POSTED: April 05 2016
Sleeping on the job

Sleeping on the job

A city centre business has introduced ‘nap-time’ for employees in a bid to boost productivity. The UK-based BrightHR has created a new sleep room in their office to allow staff to take part in a pioneering new study to test the power of napping on the job.

Working with leading bed makers Silentnight and their resident sleep expert Dr Nerina Ramlakhan, BrightHR is one of the first UK companies to trial the benefits of ‘sleeping on the job’ and having a power nap.

Opening up a nap room in its Manchester office, the company is encouraging staff to come and take a short sleep during working hours.

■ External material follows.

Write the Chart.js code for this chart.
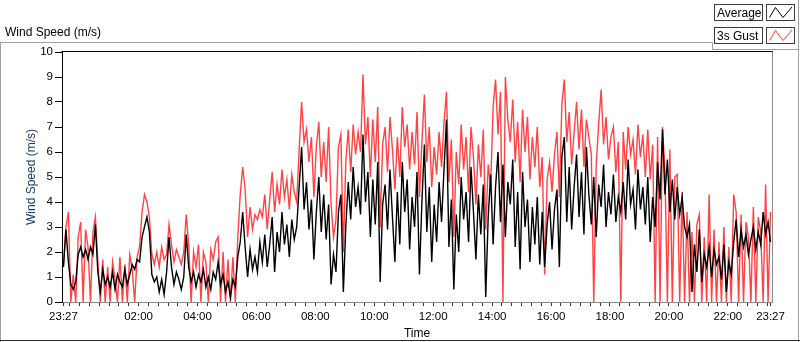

The nap-room has been specially designed to have a soporific effect on participants, with temperature, lighting and ambience all created to induce sleep quickly.

A king size bed, with the latest mattress technology has also been installed to ensure that employees enjoy the most restful nap.

The term power nap, describes a short sleep, which terminates before the occurrence of deep or slow-wave sleep (SWS), with the intention of quickly revitalising the subject.

The organisation – a people management software company – hope 40 winks will boost concentration, energy levels and creativity among their hardworking employees.

It has long been believed a quick snooze can help with deep concentration and cognitive skills, with the Prime Minster, David Cameron admitting to taking the odd power nap to help get him through a busy day.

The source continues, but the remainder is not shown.